Bond insurance will become popular as a substitute for letters of guarantee

 
 

Letter of guarantee is no longer the only option while providing collaterals for public biddings. Bond insurance will pass as a substitute for letters of guarantee issued by banks. This will make it much easier for companies that wish to use their credit limits elsewhere.
Using bond insurance, administrations are able to buy coverage against the risks they anticipate based on the bidding and contract, in other words, risks that are set forth in the letter of guarantee and tender/bidding specifications. In case the risks are realized, they can claim payment from their insurance company. Insurance companies have a right to conduct certain analysis and ask the policyholder to take necessary measures; or pay the compensation without waiting for a response from the policyholder. Maximum amount of the compensation to be paid by the insurance company is limited to the compensation amount that is committed in the insurance policy.

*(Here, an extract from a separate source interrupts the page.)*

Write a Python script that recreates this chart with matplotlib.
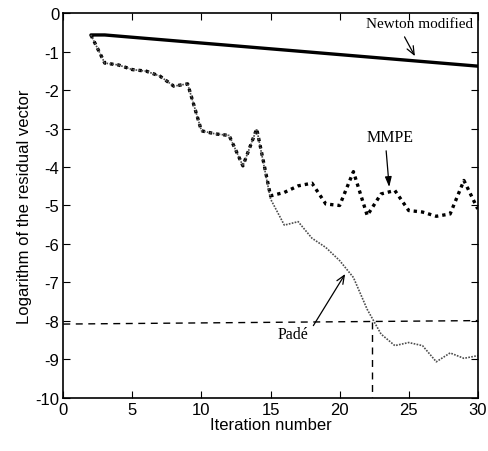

Nihat Kırmızı, CEO of Doğa Sigorta, stated that this new arrangement will reduce the credit burden on banks and a new growth area will be opened for the insurance market. Nihat Kırmızı added that letters of guarantee are mostly used by companies operating in manufacturing, construction, energy and service industries: “Bond insurance is used more frequently than letters of guarantee, especially in developed insurance markets such as USA and Europe. We need to expand its customer base in Turkey, and reduce the burden of real sector by increasing our production in this field.”